[WHAT THE TASK REQUIRES]
Locate each line below that includes "this" and reproduce it.

[RECORDED DATA]
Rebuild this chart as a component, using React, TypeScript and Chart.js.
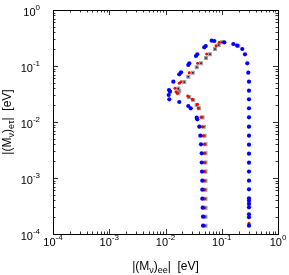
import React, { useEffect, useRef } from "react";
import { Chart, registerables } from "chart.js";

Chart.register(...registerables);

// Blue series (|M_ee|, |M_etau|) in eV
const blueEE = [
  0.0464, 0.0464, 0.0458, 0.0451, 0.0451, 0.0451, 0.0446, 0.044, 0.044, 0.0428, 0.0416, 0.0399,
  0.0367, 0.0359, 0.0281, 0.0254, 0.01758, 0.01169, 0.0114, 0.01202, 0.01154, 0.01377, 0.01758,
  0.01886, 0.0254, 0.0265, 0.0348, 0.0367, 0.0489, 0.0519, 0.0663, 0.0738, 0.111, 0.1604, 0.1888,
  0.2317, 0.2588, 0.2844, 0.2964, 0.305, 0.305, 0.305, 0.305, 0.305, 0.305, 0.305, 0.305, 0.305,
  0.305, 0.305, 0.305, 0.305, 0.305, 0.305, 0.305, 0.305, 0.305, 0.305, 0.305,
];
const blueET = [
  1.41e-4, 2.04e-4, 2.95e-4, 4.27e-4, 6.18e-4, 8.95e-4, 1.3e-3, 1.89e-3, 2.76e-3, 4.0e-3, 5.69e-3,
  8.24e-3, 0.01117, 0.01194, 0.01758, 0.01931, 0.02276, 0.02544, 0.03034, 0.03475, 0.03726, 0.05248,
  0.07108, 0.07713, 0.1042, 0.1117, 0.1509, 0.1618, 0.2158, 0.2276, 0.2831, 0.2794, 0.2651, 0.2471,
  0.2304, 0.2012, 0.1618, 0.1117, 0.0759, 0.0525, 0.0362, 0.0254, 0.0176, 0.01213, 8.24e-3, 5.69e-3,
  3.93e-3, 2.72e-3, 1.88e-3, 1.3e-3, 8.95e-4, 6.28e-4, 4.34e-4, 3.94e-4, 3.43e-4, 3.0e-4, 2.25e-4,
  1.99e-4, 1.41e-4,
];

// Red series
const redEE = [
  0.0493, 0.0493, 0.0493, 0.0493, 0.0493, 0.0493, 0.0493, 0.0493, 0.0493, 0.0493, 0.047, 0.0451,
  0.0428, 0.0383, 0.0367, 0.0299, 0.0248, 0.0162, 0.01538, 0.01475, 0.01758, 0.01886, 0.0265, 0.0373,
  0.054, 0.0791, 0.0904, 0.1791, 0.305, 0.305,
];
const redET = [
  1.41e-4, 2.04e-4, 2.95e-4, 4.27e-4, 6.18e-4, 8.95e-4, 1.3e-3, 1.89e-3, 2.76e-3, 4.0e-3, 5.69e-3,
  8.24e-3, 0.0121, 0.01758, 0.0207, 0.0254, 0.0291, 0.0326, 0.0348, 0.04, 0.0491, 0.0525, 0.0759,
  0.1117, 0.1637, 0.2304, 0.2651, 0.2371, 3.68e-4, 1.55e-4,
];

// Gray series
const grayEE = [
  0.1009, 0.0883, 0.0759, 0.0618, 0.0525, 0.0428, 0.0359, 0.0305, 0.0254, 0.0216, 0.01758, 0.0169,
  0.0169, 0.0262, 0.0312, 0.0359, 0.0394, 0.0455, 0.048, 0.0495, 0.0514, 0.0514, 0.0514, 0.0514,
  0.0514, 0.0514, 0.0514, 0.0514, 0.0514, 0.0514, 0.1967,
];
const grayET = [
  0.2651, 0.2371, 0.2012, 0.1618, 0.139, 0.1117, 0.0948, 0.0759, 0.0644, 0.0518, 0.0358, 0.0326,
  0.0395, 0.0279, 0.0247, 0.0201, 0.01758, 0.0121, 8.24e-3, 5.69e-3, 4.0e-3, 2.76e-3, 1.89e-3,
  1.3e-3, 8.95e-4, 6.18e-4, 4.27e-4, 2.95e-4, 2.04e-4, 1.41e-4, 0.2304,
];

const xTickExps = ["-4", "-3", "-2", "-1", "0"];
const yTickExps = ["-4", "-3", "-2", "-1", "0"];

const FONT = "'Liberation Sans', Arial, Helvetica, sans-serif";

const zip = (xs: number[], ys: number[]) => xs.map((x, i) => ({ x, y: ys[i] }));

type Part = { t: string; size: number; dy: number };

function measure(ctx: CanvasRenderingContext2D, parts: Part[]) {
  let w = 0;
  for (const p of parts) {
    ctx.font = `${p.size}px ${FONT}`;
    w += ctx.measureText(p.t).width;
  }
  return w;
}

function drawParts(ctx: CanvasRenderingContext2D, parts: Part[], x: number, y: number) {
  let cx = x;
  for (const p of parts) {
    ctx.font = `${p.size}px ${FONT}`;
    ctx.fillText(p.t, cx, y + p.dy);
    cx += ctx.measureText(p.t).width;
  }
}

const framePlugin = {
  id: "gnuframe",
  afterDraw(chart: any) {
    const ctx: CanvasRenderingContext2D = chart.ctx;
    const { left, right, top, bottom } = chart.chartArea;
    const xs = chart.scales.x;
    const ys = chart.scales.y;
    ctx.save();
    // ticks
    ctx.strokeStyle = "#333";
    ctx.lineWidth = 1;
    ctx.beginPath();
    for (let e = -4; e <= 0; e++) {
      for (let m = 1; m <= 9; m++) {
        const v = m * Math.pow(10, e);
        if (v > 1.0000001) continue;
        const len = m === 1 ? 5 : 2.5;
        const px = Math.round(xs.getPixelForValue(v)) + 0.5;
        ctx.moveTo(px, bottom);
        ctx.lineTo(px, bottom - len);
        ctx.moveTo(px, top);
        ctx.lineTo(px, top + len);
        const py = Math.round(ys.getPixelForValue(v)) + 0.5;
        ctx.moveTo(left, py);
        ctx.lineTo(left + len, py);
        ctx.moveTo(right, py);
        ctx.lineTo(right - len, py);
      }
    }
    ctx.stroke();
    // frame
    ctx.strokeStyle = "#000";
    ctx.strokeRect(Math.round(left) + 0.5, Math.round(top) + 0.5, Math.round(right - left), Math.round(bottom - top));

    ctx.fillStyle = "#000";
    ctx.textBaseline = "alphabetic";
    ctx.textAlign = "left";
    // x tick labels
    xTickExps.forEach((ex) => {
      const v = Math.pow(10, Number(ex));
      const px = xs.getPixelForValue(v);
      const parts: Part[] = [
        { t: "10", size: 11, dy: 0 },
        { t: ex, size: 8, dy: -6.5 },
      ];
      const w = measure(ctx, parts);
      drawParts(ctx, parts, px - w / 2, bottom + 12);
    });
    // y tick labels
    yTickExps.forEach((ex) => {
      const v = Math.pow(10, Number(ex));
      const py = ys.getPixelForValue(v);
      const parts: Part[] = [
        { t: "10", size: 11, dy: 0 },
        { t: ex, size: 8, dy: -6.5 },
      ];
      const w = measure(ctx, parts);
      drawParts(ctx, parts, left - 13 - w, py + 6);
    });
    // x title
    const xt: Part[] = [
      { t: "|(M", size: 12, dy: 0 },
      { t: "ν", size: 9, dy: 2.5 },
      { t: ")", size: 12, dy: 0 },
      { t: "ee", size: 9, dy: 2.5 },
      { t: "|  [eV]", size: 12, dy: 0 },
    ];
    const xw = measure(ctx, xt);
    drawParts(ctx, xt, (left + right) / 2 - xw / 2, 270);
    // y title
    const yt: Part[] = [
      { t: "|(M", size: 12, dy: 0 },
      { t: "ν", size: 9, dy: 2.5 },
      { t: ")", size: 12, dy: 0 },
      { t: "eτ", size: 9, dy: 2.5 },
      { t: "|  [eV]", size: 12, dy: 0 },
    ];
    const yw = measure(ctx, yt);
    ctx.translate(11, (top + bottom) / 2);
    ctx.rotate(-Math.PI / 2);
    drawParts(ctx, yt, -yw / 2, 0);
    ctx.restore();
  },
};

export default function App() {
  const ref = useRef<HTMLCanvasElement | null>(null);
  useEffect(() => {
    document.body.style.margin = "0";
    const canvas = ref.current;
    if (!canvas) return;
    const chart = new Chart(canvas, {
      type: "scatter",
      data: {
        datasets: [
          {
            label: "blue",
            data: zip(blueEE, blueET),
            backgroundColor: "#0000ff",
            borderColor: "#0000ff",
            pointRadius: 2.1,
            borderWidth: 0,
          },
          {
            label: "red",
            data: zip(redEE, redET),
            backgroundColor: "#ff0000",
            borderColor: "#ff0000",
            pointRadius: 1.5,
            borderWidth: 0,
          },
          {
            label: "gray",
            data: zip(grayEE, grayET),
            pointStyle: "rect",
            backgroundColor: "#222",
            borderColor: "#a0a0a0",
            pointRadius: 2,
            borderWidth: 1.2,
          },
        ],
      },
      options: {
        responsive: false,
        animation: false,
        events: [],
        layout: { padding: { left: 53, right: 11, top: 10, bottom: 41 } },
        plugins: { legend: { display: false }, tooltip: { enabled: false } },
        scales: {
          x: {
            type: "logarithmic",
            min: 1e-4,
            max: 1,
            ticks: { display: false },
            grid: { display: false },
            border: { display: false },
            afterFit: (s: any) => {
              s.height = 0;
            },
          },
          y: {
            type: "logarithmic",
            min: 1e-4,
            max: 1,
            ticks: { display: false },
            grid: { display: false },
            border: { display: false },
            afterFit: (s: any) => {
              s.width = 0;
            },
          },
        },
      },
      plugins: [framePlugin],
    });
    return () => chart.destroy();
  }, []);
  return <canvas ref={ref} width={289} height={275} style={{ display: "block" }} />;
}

...

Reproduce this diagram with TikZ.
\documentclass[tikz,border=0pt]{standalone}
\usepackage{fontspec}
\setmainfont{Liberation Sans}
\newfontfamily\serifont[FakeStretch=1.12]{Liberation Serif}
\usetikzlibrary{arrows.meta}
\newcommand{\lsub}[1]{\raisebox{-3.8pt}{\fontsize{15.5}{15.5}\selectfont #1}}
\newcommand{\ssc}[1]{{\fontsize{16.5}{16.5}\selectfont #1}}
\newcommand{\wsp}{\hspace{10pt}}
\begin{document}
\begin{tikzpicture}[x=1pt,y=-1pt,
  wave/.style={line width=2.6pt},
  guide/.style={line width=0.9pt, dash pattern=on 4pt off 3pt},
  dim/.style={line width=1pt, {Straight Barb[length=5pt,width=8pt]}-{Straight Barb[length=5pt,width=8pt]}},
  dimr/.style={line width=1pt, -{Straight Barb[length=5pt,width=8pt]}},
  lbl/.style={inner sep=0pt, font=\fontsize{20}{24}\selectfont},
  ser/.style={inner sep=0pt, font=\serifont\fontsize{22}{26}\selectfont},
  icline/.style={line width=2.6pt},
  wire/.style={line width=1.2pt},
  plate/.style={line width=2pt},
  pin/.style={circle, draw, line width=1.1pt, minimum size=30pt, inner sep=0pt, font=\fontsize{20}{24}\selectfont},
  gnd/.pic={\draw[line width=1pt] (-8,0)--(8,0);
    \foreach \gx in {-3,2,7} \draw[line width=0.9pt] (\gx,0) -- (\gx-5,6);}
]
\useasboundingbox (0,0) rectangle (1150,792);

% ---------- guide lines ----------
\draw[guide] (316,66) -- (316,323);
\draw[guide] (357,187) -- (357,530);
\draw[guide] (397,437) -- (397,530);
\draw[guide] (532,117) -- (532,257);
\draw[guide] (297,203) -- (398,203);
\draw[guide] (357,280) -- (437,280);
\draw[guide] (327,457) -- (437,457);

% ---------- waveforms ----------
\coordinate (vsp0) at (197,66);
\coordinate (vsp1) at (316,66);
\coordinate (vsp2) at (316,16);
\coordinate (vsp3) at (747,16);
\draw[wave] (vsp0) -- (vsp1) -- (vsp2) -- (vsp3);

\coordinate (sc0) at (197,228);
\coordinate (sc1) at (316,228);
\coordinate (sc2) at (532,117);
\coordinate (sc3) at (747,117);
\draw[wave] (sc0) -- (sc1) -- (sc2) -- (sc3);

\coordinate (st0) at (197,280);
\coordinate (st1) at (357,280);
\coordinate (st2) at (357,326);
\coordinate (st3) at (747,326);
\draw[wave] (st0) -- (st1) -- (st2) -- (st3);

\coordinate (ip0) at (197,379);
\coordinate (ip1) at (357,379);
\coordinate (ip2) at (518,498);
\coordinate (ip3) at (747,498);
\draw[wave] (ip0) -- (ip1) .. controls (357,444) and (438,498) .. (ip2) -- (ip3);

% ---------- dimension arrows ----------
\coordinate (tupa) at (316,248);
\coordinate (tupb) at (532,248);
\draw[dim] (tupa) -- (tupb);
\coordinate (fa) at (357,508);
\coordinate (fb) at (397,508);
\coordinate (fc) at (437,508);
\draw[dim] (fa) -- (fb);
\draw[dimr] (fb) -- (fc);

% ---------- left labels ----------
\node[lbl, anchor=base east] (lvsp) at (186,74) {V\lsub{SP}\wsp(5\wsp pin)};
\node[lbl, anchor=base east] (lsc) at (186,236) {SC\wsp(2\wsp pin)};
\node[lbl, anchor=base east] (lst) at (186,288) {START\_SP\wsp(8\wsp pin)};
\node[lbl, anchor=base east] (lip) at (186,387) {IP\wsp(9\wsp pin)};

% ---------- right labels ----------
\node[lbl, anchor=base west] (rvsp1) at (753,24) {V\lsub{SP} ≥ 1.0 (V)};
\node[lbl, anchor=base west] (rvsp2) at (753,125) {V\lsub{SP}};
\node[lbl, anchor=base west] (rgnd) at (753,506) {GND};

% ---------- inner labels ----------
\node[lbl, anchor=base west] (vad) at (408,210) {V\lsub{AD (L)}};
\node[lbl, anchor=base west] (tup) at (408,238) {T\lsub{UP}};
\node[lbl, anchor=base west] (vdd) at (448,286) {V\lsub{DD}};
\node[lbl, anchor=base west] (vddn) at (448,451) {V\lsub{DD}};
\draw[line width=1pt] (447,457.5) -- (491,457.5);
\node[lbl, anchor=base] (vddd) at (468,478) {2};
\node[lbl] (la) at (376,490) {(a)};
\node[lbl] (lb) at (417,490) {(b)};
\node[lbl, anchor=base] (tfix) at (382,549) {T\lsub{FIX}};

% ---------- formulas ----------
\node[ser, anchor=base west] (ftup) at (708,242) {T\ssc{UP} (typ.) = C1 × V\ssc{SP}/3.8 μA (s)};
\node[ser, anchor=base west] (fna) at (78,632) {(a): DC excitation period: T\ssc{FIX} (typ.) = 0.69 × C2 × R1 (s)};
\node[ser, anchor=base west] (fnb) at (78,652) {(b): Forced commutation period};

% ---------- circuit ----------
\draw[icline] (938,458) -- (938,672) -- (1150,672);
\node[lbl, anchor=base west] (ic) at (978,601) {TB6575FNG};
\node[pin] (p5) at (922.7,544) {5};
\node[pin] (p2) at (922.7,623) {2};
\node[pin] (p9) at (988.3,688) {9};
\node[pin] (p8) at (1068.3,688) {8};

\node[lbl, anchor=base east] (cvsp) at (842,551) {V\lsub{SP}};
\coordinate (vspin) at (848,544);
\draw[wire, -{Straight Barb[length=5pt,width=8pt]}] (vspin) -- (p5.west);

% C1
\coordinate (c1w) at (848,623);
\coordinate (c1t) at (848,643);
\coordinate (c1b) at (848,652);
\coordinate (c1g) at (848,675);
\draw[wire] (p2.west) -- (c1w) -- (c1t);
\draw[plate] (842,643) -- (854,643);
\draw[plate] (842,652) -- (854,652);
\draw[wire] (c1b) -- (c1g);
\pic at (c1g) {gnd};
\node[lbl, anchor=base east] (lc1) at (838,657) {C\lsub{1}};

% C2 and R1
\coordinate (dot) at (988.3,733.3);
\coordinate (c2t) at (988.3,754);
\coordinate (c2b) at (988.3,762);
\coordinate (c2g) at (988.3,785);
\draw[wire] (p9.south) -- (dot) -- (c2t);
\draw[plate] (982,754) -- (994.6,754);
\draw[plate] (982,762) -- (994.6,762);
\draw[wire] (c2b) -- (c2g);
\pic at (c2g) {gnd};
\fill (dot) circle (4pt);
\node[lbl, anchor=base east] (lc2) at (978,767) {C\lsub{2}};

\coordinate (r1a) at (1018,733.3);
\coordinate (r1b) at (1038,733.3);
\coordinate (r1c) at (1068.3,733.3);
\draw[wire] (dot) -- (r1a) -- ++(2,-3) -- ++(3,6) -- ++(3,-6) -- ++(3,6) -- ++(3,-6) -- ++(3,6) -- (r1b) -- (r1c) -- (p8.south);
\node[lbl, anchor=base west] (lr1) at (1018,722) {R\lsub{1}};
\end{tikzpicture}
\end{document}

* * *

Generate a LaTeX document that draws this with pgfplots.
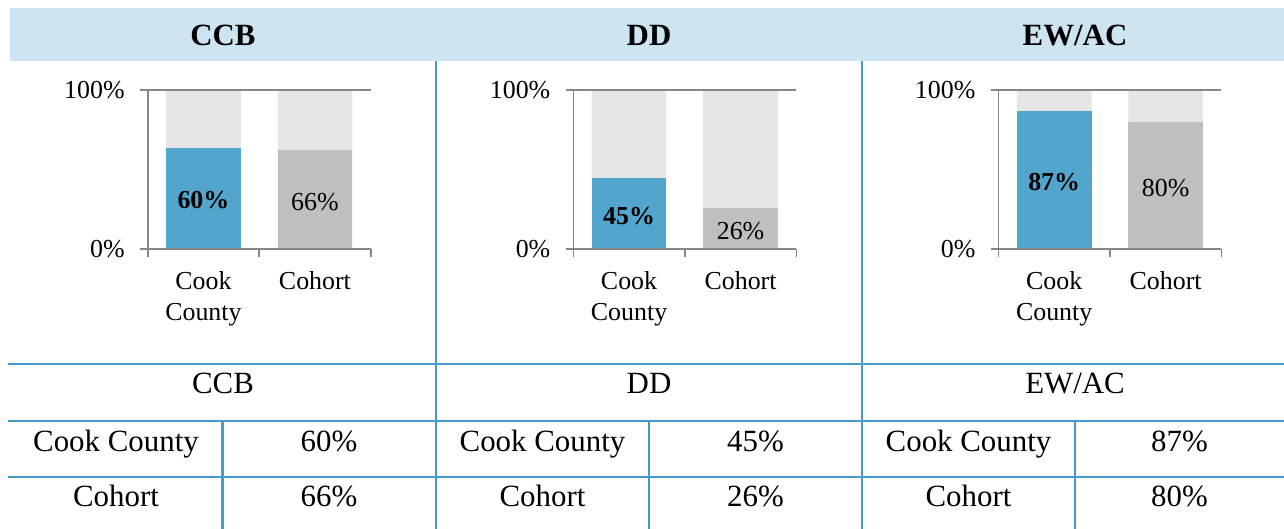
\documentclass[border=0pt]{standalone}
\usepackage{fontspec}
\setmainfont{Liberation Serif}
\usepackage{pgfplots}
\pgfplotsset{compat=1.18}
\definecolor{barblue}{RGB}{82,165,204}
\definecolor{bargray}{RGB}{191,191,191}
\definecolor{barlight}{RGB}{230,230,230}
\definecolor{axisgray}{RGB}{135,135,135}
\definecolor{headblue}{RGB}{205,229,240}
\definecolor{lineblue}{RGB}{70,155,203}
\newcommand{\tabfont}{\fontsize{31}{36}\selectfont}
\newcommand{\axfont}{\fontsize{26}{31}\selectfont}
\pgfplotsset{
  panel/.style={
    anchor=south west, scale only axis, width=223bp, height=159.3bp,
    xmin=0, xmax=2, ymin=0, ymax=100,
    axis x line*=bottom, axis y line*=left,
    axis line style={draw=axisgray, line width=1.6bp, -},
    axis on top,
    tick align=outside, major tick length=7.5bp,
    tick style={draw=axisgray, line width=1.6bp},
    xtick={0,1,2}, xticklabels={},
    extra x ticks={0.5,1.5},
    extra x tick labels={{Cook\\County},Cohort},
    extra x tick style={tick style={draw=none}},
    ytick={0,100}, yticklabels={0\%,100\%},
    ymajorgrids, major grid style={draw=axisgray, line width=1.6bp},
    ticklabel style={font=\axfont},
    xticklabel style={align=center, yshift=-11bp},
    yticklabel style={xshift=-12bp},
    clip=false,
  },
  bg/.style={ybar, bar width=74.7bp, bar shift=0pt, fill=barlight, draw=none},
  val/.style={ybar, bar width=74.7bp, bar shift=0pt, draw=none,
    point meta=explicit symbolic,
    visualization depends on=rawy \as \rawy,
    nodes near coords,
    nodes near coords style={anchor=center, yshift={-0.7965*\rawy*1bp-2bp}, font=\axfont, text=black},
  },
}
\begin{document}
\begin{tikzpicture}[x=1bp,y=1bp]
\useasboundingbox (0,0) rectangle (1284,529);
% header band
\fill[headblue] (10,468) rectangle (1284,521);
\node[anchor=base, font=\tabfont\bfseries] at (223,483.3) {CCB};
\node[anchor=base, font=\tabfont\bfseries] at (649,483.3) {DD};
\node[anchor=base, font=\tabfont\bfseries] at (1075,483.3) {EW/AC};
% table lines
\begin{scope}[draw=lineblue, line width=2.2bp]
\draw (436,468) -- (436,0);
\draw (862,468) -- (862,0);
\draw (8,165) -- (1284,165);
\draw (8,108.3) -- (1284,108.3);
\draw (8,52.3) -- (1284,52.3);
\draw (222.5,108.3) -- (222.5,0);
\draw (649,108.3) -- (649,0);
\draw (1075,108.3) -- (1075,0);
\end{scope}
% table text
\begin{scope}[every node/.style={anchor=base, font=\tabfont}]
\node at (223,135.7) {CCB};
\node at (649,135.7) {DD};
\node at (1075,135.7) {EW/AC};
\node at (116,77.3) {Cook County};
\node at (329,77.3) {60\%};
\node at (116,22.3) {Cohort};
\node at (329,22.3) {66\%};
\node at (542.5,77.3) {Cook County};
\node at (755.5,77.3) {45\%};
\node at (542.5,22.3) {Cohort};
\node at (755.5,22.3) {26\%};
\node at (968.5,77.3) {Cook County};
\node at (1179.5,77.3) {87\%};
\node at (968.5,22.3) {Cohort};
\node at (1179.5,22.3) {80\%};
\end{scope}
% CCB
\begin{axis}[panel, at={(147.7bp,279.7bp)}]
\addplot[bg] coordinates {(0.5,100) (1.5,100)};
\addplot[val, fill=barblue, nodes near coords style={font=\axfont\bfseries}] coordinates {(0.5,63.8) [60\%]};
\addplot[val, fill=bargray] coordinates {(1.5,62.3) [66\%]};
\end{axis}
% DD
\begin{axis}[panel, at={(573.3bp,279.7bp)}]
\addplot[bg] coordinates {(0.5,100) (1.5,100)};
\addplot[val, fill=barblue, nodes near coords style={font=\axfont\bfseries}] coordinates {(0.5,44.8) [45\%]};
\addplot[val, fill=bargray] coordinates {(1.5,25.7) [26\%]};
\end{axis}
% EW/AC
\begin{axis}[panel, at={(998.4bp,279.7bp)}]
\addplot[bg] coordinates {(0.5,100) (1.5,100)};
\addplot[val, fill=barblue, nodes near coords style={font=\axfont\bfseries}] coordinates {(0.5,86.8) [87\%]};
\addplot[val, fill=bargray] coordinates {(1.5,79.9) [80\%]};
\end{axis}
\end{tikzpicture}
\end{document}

[FINAL RESULT]
Rebuild this chart as a component, using React, TypeScript and Chart.js.
Reproduce this diagram with TikZ.
Generate a LaTeX document that draws this with pgfplots.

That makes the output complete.